If this seminar is centred around the question: how to make classic work (be it fine art work, music, famous literary piece) more accessible in the form of illustration, then the second seminar organised by the Digital Humanities at Cambridge seeks to address the concern: what are the challenges and promises of the application of digital tools in evaluating visitor experience at arts and cultural events? The big philosophical assumption is: we have best access to our subjective feelings. But how can research approach visitors’ experience? The researcher from the Warwick university claims that traditional computer programmes fail dramatically in marking twitter comments. But beyond their failure of ‘correctly’ coding the comments, I wonder to what extent the portion of negative/positive/neutral can tell us about visitor experience? As the researcher mentioned, when people make comments on twitter, they usually have their own readers in mind. They could be talking to their friends and close families and use a lot of slang words. Therefore, many comments could have little to do with their actual feeling about the event. And though we are now better equipped with digital tools, can they really help us? When people smile within the visual fields of the machine that captures automated smiles, does it really mean that they are ‘happy’ with the event? Maybe the picture is that technology does help to ‘obtain’ massive data with relatively little effort, it is after all ‘fragments’ and even ‘false impressions’. Digital tools can only be ‘add-ons’ and it is almost impossible to replace human-involved research with computers, Apps and other smart technologies.

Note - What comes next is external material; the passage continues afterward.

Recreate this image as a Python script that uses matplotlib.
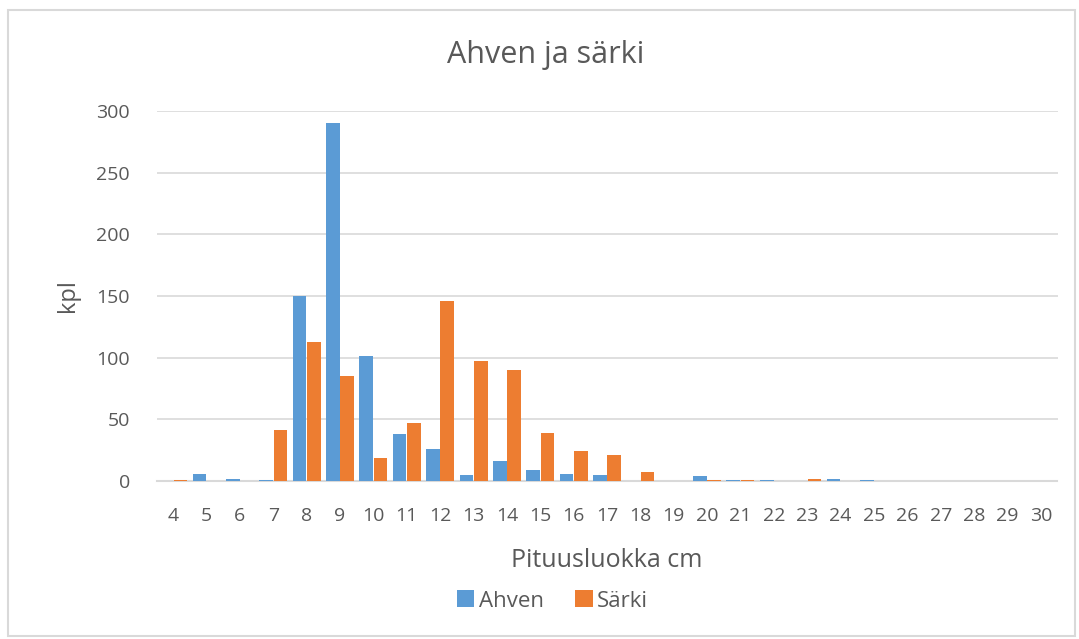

The third seminar is the one I attended this afternoon at the English Faculty by the Cambridge Performance Network. Usually, the seminars they organise are about dramas and theatre. But this time, it was by an independent curator who worked at the Natural History Museum, London. Well, honestly, I didn’t like the seminar. The drama studio is not a proper place for such seminars. The chairs are quite uncomfortable and the seminar is basically a lecture, and a very long one. I would agree that the presenter might be a very good curator, but she is certainly not a good presenter. The powerpoint slides are full of words and she just talks in such a monotonous tone and it was really hard to get myself focused for over one hour. And though they arrived 15 mintues before the seminar (I was even earlier), they still hadn’t done enought preparation. She didn’t test the CD-Rom and she didn’t even connected the power. So, we had to wait for quite a long time twice in the middle of the presentation. Fortunately, there were drinks to direct people’s attention. But not my drinks… The talk was filled with professional terms and was not organised in an engaging manner. She promised to talk about her ‘curating’ as a process, but the major focus seems to be on the introduction of how the artists worked on the project. She didn’t talk too much about her efforts during the process, which I was most interested in. So, it was rather disappointing and I left once the Q & A session kicked off.

Anyway, all these seminars are helpful and it is good and pleasant to know that many interdisciplinary works are being done in connection with museums. And I come to realise that being a good presenter is extremely crucial. Otherwise, it is difficult to communicate one’s thoughts and works. Well, I have to work on that. And I have signed myself up for two occasions already. More preparations and more practices ahead!